> **What you need to do**: In your copy, leave out the pictures; write out all the data exactly.

------ Dataset content ------

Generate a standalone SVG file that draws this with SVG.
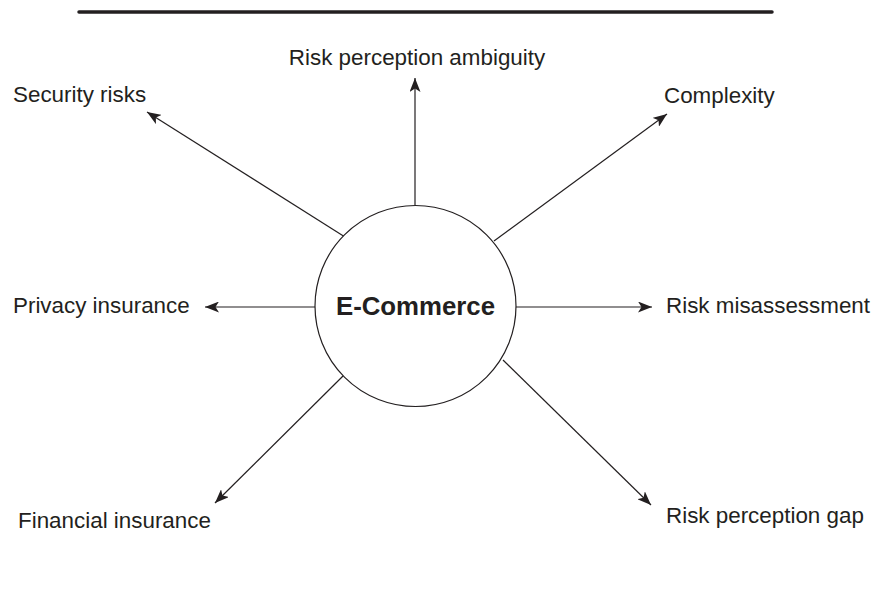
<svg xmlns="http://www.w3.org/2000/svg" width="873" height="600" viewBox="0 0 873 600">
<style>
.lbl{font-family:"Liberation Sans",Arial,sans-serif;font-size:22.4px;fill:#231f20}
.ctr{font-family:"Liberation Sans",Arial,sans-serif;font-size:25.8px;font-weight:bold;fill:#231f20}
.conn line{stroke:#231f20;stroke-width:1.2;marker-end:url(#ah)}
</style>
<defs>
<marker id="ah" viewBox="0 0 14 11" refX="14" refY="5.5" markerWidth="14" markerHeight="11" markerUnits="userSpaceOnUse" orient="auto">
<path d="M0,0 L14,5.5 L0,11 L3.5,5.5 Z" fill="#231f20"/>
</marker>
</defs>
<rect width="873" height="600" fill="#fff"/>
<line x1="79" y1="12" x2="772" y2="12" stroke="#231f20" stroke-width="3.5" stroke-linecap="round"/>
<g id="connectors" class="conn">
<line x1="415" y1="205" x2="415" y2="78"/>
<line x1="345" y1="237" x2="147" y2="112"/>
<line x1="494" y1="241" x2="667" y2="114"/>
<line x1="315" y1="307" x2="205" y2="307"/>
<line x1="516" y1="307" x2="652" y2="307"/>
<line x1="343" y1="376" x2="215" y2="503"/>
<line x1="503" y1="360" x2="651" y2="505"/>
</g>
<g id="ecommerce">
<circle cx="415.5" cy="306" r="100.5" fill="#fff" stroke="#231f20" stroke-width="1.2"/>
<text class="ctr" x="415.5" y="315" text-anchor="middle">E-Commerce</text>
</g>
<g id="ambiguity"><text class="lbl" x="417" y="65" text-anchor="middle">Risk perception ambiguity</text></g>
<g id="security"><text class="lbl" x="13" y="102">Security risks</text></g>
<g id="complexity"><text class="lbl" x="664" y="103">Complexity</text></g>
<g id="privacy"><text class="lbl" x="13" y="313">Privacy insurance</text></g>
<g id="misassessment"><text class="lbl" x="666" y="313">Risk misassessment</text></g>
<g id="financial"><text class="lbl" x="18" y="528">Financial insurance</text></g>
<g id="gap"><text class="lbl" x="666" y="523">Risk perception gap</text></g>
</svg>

------

> **Problem solution**:
Generate a standalone SVG file that draws this with SVG.
<svg xmlns="http://www.w3.org/2000/svg" width="873" height="600" viewBox="0 0 873 600">
<style>
.lbl{font-family:"Liberation Sans",Arial,sans-serif;font-size:22.4px;fill:#231f20}
.ctr{font-family:"Liberation Sans",Arial,sans-serif;font-size:25.8px;font-weight:bold;fill:#231f20}
.conn line{stroke:#231f20;stroke-width:1.2;marker-end:url(#ah)}
</style>
<defs>
<marker id="ah" viewBox="0 0 14 11" refX="14" refY="5.5" markerWidth="14" markerHeight="11" markerUnits="userSpaceOnUse" orient="auto">
<path d="M0,0 L14,5.5 L0,11 L3.5,5.5 Z" fill="#231f20"/>
</marker>
</defs>
<rect width="873" height="600" fill="#fff"/>
<line x1="79" y1="12" x2="772" y2="12" stroke="#231f20" stroke-width="3.5" stroke-linecap="round"/>
<g id="connectors" class="conn">
<line x1="415" y1="205" x2="415" y2="78"/>
<line x1="345" y1="237" x2="147" y2="112"/>
<line x1="494" y1="241" x2="667" y2="114"/>
<line x1="315" y1="307" x2="205" y2="307"/>
<line x1="516" y1="307" x2="652" y2="307"/>
<line x1="343" y1="376" x2="215" y2="503"/>
<line x1="503" y1="360" x2="651" y2="505"/>
</g>
<g id="ecommerce">
<circle cx="415.5" cy="306" r="100.5" fill="#fff" stroke="#231f20" stroke-width="1.2"/>
<text class="ctr" x="415.5" y="315" text-anchor="middle">E-Commerce</text>
</g>
<g id="ambiguity"><text class="lbl" x="417" y="65" text-anchor="middle">Risk perception ambiguity</text></g>
<g id="security"><text class="lbl" x="13" y="102">Security risks</text></g>
<g id="complexity"><text class="lbl" x="664" y="103">Complexity</text></g>
<g id="privacy"><text class="lbl" x="13" y="313">Privacy insurance</text></g>
<g id="misassessment"><text class="lbl" x="666" y="313">Risk misassessment</text></g>
<g id="financial"><text class="lbl" x="18" y="528">Financial insurance</text></g>
<g id="gap"><text class="lbl" x="666" y="523">Risk perception gap</text></g>
</svg>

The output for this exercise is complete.